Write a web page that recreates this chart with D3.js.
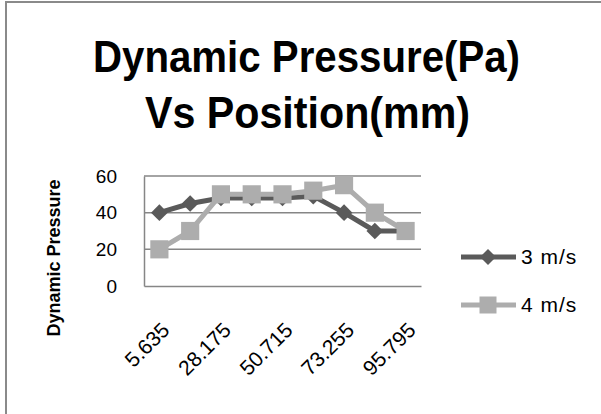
<!DOCTYPE html>
<html>
<head>
<meta charset="utf-8">
<script src="https://cdn.jsdelivr.net/npm/d3@7"></script>
<style>
  html, body { margin: 0; padding: 0; background: #fff; }
  svg { display: block; }
</style>
</head>
<body>
<svg id="chart" width="601" height="414"></svg>
<script>
// Positions along the test section (mm)
const positions = ["5.635", "16.905", "28.175", "39.445", "50.715", "61.985", "73.255", "84.525", "95.795"];
// Dynamic pressure (Pa) at each position for the two inlet speeds
const speed3 = [40, 45, 48, 48, 48, 49, 40, 30, 30];
const speed4 = [20, 30, 50, 50, 50, 52, 55, 40, 30];
const seriesNames = ["3 m/s", "4 m/s"];
const yTicks = [0, 20, 40, 60];
// every other position gets a label on the x axis
const xLabelled = ["5.635", "28.175", "50.715", "73.255", "95.795"];

const svg = d3.select("#chart");
const font = "'Liberation Sans', Arial, sans-serif";

// chart frame
svg.append("rect")
  .attr("x", 6).attr("y", 2).attr("width", 700).attr("height", 500)
  .attr("fill", "#fff").attr("stroke", "#8a8a8a").attr("stroke-width", 2);

const plot = { left: 144, right: 421, top: 176, bottom: 286 };

const x = d3.scaleBand().domain(positions).range([plot.left, plot.right]);
const cx = d => x(d) + x.bandwidth() / 2;
const y = d3.scaleLinear().domain([0, 60]).range([plot.bottom, plot.top]);

// horizontal gridlines
svg.append("g")
  .selectAll("line").data(yTicks.filter(t => t > 0)).join("line")
  .attr("x1", plot.left).attr("x2", plot.right)
  .attr("y1", d => y(d)).attr("y2", d => y(d))
  .attr("stroke", "#868686").attr("stroke-width", 1.5);

// y axis
const yAxis = svg.append("g")
  .attr("transform", `translate(${plot.left},0)`)
  .call(d3.axisLeft(y).tickValues(yTicks).tickSize(0).tickPadding(27));
yAxis.select(".domain").attr("stroke", "#868686").attr("stroke-width", 1.5);
yAxis.selectAll("text").attr("font-family", font).attr("font-size", 19).attr("fill", "#000");

// x axis
const xAxis = svg.append("g")
  .attr("transform", `translate(0,${plot.bottom})`)
  .call(d3.axisBottom(x).tickValues(xLabelled).tickSize(0).tickFormat(""));
xAxis.select(".domain").attr("stroke", "#868686").attr("stroke-width", 1.5);

svg.append("g").selectAll("text").data(xLabelled).join("text")
  .attr("transform", d => `translate(${cx(d) + 1},${plot.bottom + 35}) rotate(-45)`)
  .attr("text-anchor", "end")
  .attr("dy", "0.7em")
  .attr("font-family", font).attr("font-size", 21).attr("fill", "#000")
  .text(d => d);

// axis title
svg.append("text")
  .attr("transform", "translate(60,258) rotate(-90)")
  .attr("text-anchor", "middle")
  .attr("font-family", font).attr("font-weight", "bold").attr("font-size", 18)
  .attr("fill", "#000")
  .text("Dynamic Pressure");

// chart title
const titleFont = "'Liberation Sans Narrow', 'Liberation Sans', Arial, sans-serif";
svg.append("text")
  .attr("x", 93).attr("y", 72)
  .attr("textLength", 427).attr("lengthAdjust", "spacingAndGlyphs")
  .attr("font-family", titleFont).attr("font-weight", "bold").attr("font-size", 44)
  .text("Dynamic Pressure(Pa)");
svg.append("text")
  .attr("x", 145).attr("y", 128)
  .attr("textLength", 325).attr("lengthAdjust", "spacingAndGlyphs")
  .attr("font-family", titleFont).attr("font-weight", "bold").attr("font-size", 44)
  .text("Vs Position(mm)");

const colors = ["#5a5a5a", "#adadad"];
// diamond = square symbol turned 45 degrees
const diamond = d3.symbol().type(d3.symbolSquare).size(140);
const square = d3.symbol().type(d3.symbolSquare).size(330);
const symbols = [diamond, square];
const turn = [45, 0];
const data = [speed3, speed4];

const line = d3.line().x((d, i) => cx(positions[i])).y(d => y(d));

data.forEach((vals, s) => {
  const g = svg.append("g");
  g.append("path").datum(vals)
    .attr("d", line)
    .attr("fill", "none").attr("stroke", colors[s]).attr("stroke-width", 5)
    .attr("stroke-linejoin", "round");
  g.selectAll("path.m").data(vals).join("path").attr("class", "m")
    .attr("transform", (d, i) => `translate(${cx(positions[i])},${y(d)}) rotate(${turn[s]})`)
    .attr("d", symbols[s])
    .attr("fill", colors[s]);
});

// legend
const legend = svg.append("g");
const legendY = [257, 305];
seriesNames.forEach((name, s) => {
  const row = legend.append("g").attr("transform", `translate(0,${legendY[s]})`);
  row.append("line").attr("x1", 461).attr("x2", 516)
    .attr("stroke", colors[s]).attr("stroke-width", 5);
  row.append("path").attr("transform", `translate(488,0) rotate(${turn[s]})`)
    .attr("d", d3.symbol().type(d3.symbolSquare).size(s === 0 ? 128 : 289)).attr("fill", colors[s]);
  row.append("text").attr("x", 521).attr("dy", "0.35em")
    .attr("font-family", font).attr("font-size", 21).attr("letter-spacing", 1).attr("fill", "#000")
    .text(name);
});
</script>
</body>
</html>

##############################

Aim of the exercise |
Reproduce each line word for word and drop the pictures.

Correct result |
Write a web page that recreates this chart with D3.js.
<!DOCTYPE html>
<html>
<head>
<meta charset="utf-8">
<script src="https://cdn.jsdelivr.net/npm/d3@7"></script>
<style>
  html, body { margin: 0; padding: 0; background: #fff; }
  svg { display: block; }
</style>
</head>
<body>
<svg id="chart" width="601" height="414"></svg>
<script>
// Positions along the test section (mm)
const positions = ["5.635", "16.905", "28.175", "39.445", "50.715", "61.985", "73.255", "84.525", "95.795"];
// Dynamic pressure (Pa) at each position for the two inlet speeds
const speed3 = [40, 45, 48, 48, 48, 49, 40, 30, 30];
const speed4 = [20, 30, 50, 50, 50, 52, 55, 40, 30];
const seriesNames = ["3 m/s", "4 m/s"];
const yTicks = [0, 20, 40, 60];
// every other position gets a label on the x axis
const xLabelled = ["5.635", "28.175", "50.715", "73.255", "95.795"];

const svg = d3.select("#chart");
const font = "'Liberation Sans', Arial, sans-serif";

// chart frame
svg.append("rect")
  .attr("x", 6).attr("y", 2).attr("width", 700).attr("height", 500)
  .attr("fill", "#fff").attr("stroke", "#8a8a8a").attr("stroke-width", 2);

const plot = { left: 144, right: 421, top: 176, bottom: 286 };

const x = d3.scaleBand().domain(positions).range([plot.left, plot.right]);
const cx = d => x(d) + x.bandwidth() / 2;
const y = d3.scaleLinear().domain([0, 60]).range([plot.bottom, plot.top]);

// horizontal gridlines
svg.append("g")
  .selectAll("line").data(yTicks.filter(t => t > 0)).join("line")
  .attr("x1", plot.left).attr("x2", plot.right)
  .attr("y1", d => y(d)).attr("y2", d => y(d))
  .attr("stroke", "#868686").attr("stroke-width", 1.5);

// y axis
const yAxis = svg.append("g")
  .attr("transform", `translate(${plot.left},0)`)
  .call(d3.axisLeft(y).tickValues(yTicks).tickSize(0).tickPadding(27));
yAxis.select(".domain").attr("stroke", "#868686").attr("stroke-width", 1.5);
yAxis.selectAll("text").attr("font-family", font).attr("font-size", 19).attr("fill", "#000");

// x axis
const xAxis = svg.append("g")
  .attr("transform", `translate(0,${plot.bottom})`)
  .call(d3.axisBottom(x).tickValues(xLabelled).tickSize(0).tickFormat(""));
xAxis.select(".domain").attr("stroke", "#868686").attr("stroke-width", 1.5);

svg.append("g").selectAll("text").data(xLabelled).join("text")
  .attr("transform", d => `translate(${cx(d) + 1},${plot.bottom + 35}) rotate(-45)`)
  .attr("text-anchor", "end")
  .attr("dy", "0.7em")
  .attr("font-family", font).attr("font-size", 21).attr("fill", "#000")
  .text(d => d);

// axis title
svg.append("text")
  .attr("transform", "translate(60,258) rotate(-90)")
  .attr("text-anchor", "middle")
  .attr("font-family", font).attr("font-weight", "bold").attr("font-size", 18)
  .attr("fill", "#000")
  .text("Dynamic Pressure");

// chart title
const titleFont = "'Liberation Sans Narrow', 'Liberation Sans', Arial, sans-serif";
svg.append("text")
  .attr("x", 93).attr("y", 72)
  .attr("textLength", 427).attr("lengthAdjust", "spacingAndGlyphs")
  .attr("font-family", titleFont).attr("font-weight", "bold").attr("font-size", 44)
  .text("Dynamic Pressure(Pa)");
svg.append("text")
  .attr("x", 145).attr("y", 128)
  .attr("textLength", 325).attr("lengthAdjust", "spacingAndGlyphs")
  .attr("font-family", titleFont).attr("font-weight", "bold").attr("font-size", 44)
  .text("Vs Position(mm)");

const colors = ["#5a5a5a", "#adadad"];
// diamond = square symbol turned 45 degrees
const diamond = d3.symbol().type(d3.symbolSquare).size(140);
const square = d3.symbol().type(d3.symbolSquare).size(330);
const symbols = [diamond, square];
const turn = [45, 0];
const data = [speed3, speed4];

const line = d3.line().x((d, i) => cx(positions[i])).y(d => y(d));

data.forEach((vals, s) => {
  const g = svg.append("g");
  g.append("path").datum(vals)
    .attr("d", line)
    .attr("fill", "none").attr("stroke", colors[s]).attr("stroke-width", 5)
    .attr("stroke-linejoin", "round");
  g.selectAll("path.m").data(vals).join("path").attr("class", "m")
    .attr("transform", (d, i) => `translate(${cx(positions[i])},${y(d)}) rotate(${turn[s]})`)
    .attr("d", symbols[s])
    .attr("fill", colors[s]);
});

// legend
const legend = svg.append("g");
const legendY = [257, 305];
seriesNames.forEach((name, s) => {
  const row = legend.append("g").attr("transform", `translate(0,${legendY[s]})`);
  row.append("line").attr("x1", 461).attr("x2", 516)
    .attr("stroke", colors[s]).attr("stroke-width", 5);
  row.append("path").attr("transform", `translate(488,0) rotate(${turn[s]})`)
    .attr("d", d3.symbol().type(d3.symbolSquare).size(s === 0 ? 128 : 289)).attr("fill", colors[s]);
  row.append("text").attr("x", 521).attr("dy", "0.35em")
    .attr("font-family", font).attr("font-size", 21).attr("letter-spacing", 1).attr("fill", "#000")
    .text(name);
});
</script>
</body>
</html>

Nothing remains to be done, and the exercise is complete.